The following list of wine pet peeves is a compilation based on an informal survey of consumers and wine professionals.
serving and storage temperature
One of the most prevalent issues in restaurants is that red wine is served too warm and white wine is served too cold. It is relatively easy to resolve the white wine problem (leave it on the table instead of putting it in an ice bucket), but the red wine poses a larger problem. When red wine is too warm, the wine becomes flabby and the alcohol becomes more prominent (especially in these heady days of 14 to 15 per cent). It really does affect the quality and enjoyment of the wine. Restaurants spend millions of dollars on design and construction, so there is no excuse for not investing in temperature controlled wine storage as well. Wine is a significant revenue source for many restaurateurs. Serve it at the proper temperature and watch your wine sales surge.
sh*tty hotel banquet wine
Isn’t it time for hotels to actually care about the quality of the wines they serve at banquets as opposed to which agent has the biggest promotional budget? I can’t count how many weddings, fundraisers and galas I’ve attended at top hotels where their “house” banquet swill is not fit for consumption. Hotels are notorious for buying the cheapest plonk available and gouging their clients on the glass price (i.e., buying wine for $5 to $6 per bottle and selling in banquets for $8 per glass). Even if hotels are run by accountants, banquet managers must take a stand and realize that consumers do care about being able to enjoy a nice glass of wine. There are some great values out there, but they are not often found in well known commercially produced wines. Step it up and give your customers a break.
filling it to the brim
A glass of wine should never be more than a third full. This allows the wine drinker an opportunity to swirl and aerate the wine. Swirling the glass is not pretentious, it is practical, because it allows the wine to open and fully express itself after being cooped up in the bottle (releasing the genie, so to speak). If a restaurant has decent sized wine glasses, filling them too full not only prevents aeration, but makes it awkward to consume. Having wine glasses with good sized bowls is not an invitation to see how much of the bottle you can fit in the glass.

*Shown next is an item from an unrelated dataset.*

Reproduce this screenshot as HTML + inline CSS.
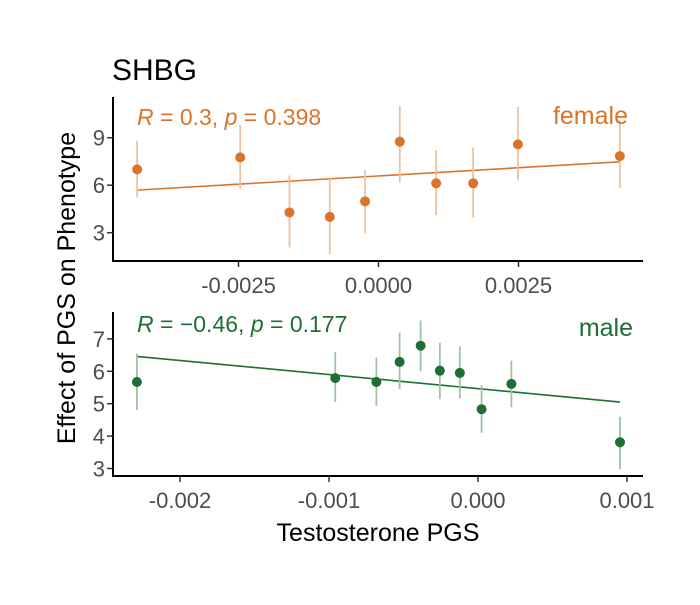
<!DOCTYPE html>
<html><head><meta charset="utf-8"><style>
body{margin:0;background:#fff;}
svg{font-family:"Liberation Sans",Arial,sans-serif;}
</style></head><body>
<svg width="700" height="600" id="c"></svg>
<script>
const femaleX=[-0.00431,-0.00247,-0.00159,-0.00087,-0.00024,0.00038,0.00103,0.00169,0.00249,0.00431];
const femaleY=[7.0,7.76,4.28,4.0,4.98,8.75,6.12,6.12,8.58,7.84];
const femaleHi=[8.81,9.8,6.62,6.5,6.96,11.0,8.22,8.39,10.94,10.1];
const femaleLo=[5.23,5.76,2.07,1.63,2.96,6.16,4.12,3.95,6.3,5.84];
const femaleFit=[5.69,7.48];
const maleX=[-0.002289,-0.000958,-0.000682,-0.000526,-0.000385,-0.000256,-0.000122,0.000024,0.000224,0.000953];
const maleY=[5.67,5.79,5.67,6.29,6.79,6.02,5.95,4.83,5.61,3.81];
const maleHi=[6.55,6.59,6.42,7.19,7.57,6.88,6.77,5.57,6.33,4.6];
const maleLo=[4.81,5.05,4.93,5.45,6.0,5.14,5.16,4.1,4.89,2.98];
const maleFit=[6.46,5.05];
const topXTicks=[-0.0025,0,0.0025];
const topXLabels=["-0.0025","0.0000","0.0025"];
const topYTicks=[3,6,9];
const botXTicks=[-0.002,-0.001,0,0.001];
const botXLabels=["-0.002","-0.001","0.000","0.001"];
const botYTicks=[3,4,5,6,7];

const svg=document.getElementById('c');
const NS='http://www.w3.org/2000/svg';
function mk(tag,attrs,parent){const e=document.createElementNS(NS,tag);for(const k in attrs)e.setAttribute(k,attrs[k]);(parent||svg).appendChild(e);return e;}
function txt(s,attrs,parent){const e=mk('text',attrs,parent);e.textContent=s;return e;}

function panel(cfg){
  const g=mk('g',{});
  
  
  const ya=mk('line',{x1:113,y1:cfg.yTop,x2:113,y2:cfg.yBot+1,stroke:'#000','stroke-width':2},g);
  
  
  const xa=mk('line',{x1:112,y1:cfg.yBot,x2:643,y2:cfg.yBot,stroke:'#000','stroke-width':2},g);
  
  
  cfg.yTicks.forEach(v=>{
    const y=cfg.sy(v);
    mk('line',{x1:107,y1:y,x2:113,y2:y,stroke:'#333','stroke-width':1.5},g);
    const t=txt(String(v),{x:105,y:y+8,'text-anchor':'end','font-size':22,fill:'#4d4d4d'},g);
    
    
  });
  cfg.xTicks.forEach((v,i)=>{
    const x=cfg.sx(v);
    mk('line',{x1:x,y1:cfg.yBot,x2:x,y2:cfg.yBot+6,stroke:'#333','stroke-width':1.5},g);
    const t=txt(cfg.xLabels[i],{x:x,y:cfg.yBot+32,'text-anchor':'middle','font-size':22,fill:'#4d4d4d'},g);
    
    
  });
  const fl=mk('line',{x1:cfg.sx(cfg.X[0]),y1:cfg.sy(cfg.fit[0]),x2:cfg.sx(cfg.X[cfg.X.length-1]),y2:cfg.sy(cfg.fit[1]),stroke:cfg.col,'stroke-width':1.6},g);
  
  
  cfg.X.forEach((xv,i)=>{
    const x=cfg.sx(xv);
    const eb=mk('line',{x1:x,y1:cfg.sy(cfg.hi[i]),x2:x,y2:cfg.sy(cfg.lo[i]),stroke:cfg.light,'stroke-width':1.8},g);
    
    
    const p=mk('circle',{cx:x,cy:cfg.sy(cfg.Y[i]),r:5,fill:cfg.col},g);
    
    
  });
}

const topSx=v=>378.5+v*56000;
const topSy=v=>232.7-(v-3)*15.83;
panel({name:'female-panel',yTop:97,yBot:261,sx:topSx,sy:topSy,X:femaleX,Y:femaleY,hi:femaleHi,lo:femaleLo,fit:femaleFit,
  xTicks:topXTicks,xLabels:topXLabels,yTicks:topYTicks,col:'#D8752A',light:'#EDC19F'});
const botSx=v=>478+v*149000;
const botSy=v=>468.5-(v-3)*32.4;
panel({name:'male-panel',yTop:312,yBot:476,sx:botSx,sy:botSy,X:maleX,Y:maleY,hi:maleHi,lo:maleLo,fit:maleFit,
  xTicks:botXTicks,xLabels:botXLabels,yTicks:botYTicks,col:'#1F6E33',light:'#9DC2A5'});
</script>
<svg width="700" height="600" style="position:absolute;left:0;top:0">
<text x="112" y="80" font-size="30" fill="#000" font-family="Liberation Sans,sans-serif">SHBG</text>
<text x="137" y="125" font-size="23" fill="#D8752A" font-family="Liberation Sans,sans-serif"><tspan font-style="italic">R</tspan> = 0.3, <tspan font-style="italic">p</tspan> = 0.398</text>
<text x="628" y="124" font-size="25" fill="#D8752A" text-anchor="end" font-family="Liberation Sans,sans-serif">female</text>
<text x="137" y="332" font-size="23" fill="#1F6E33" font-family="Liberation Sans,sans-serif"><tspan font-style="italic">R</tspan> = −0.46, <tspan font-style="italic">p</tspan> = 0.177</text>
<text x="633" y="336" font-size="25" fill="#1F6E33" text-anchor="end" font-family="Liberation Sans,sans-serif">male</text>
<text transform="translate(75,288) rotate(-90)" font-size="25" text-anchor="middle" fill="#000" font-family="Liberation Sans,sans-serif">Effect of PGS on Phenotype</text>
<text x="378" y="541" font-size="25" text-anchor="middle" fill="#000" font-family="Liberation Sans,sans-serif">Testosterone PGS</text>
</svg>
</body></html>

just because it’s popular, doesn’t mean everyone has to have it
Restaurant wine lists seem to be becoming more generic. Restaurants often pride themselves on the uniqueness of their food menus. They need to take the same approach with their wine lists. Too often I hear restaurateurs say that their customers only want to drink bottles that they recognize. They’re not giving their diners enough credit. Consumers love discovering new wines, but it is the responsibility of the restaurant to ensure that its staff are empowered with the knowledge and experience to be able to assist their clients in making a selection that will appeal to them. Just because it has a critter on the label, doesn’t mean it’s going to be good, and just because you see the wine in a magazine ad, doesn’t mean you have to put it on your wine list.
it’s not whether you know or not, but how you deal with it
Serving wine that is oxidized or corked is not in and of itself a pet peeve, as wine-by-the-glass can easily be open too long and no one has the ability to identify a corked bottle prior to opening it. But how the incident is dealt with … that’s another story. Just the other day, I was served a glass of wine that was sooooo oxidized. I made the server aware of this and the response was, “that’s the way that wine is supposed to taste.” This tells me two things. First, the server has no idea how the wine is supposed to taste, and/or second, they are trying to convince their customer to drink a bad glass of wine. If you don’t know, check with a staff member or manager that does. How well the situation is dealt with is what will leave the lasting impression with the customer.
If you are attending a wine tasting, be courteous of your fellow tasters by not pouring on your favourite odiferous perfume or musk. It really does affect both your and others’ ability to taste the wine. Chewing gum while tasting is also not the best idea.
seasoning the glasses
This is not so much a pet peeve, but a wish. All through Europe, even in the most casual restaurants, servers will take the time to season the wine glasses prior to serving a good bottle of wine. What this entails is pouring a small amount of the wine in one glass and rolling it around to coat the entire glass and then pouring the wine into the next diner’s glass and repeating until all the diners’ glasses are “seasoned” with the wine about to be poured. This not only “prepares” the glasses for the wine, but arguably also removes any traces of residual odour on the glasses. Some say the practice has no practical purpose. But the “show” of seasoning at minimum creates attention, which puts more focus on wine, which is always a good thing.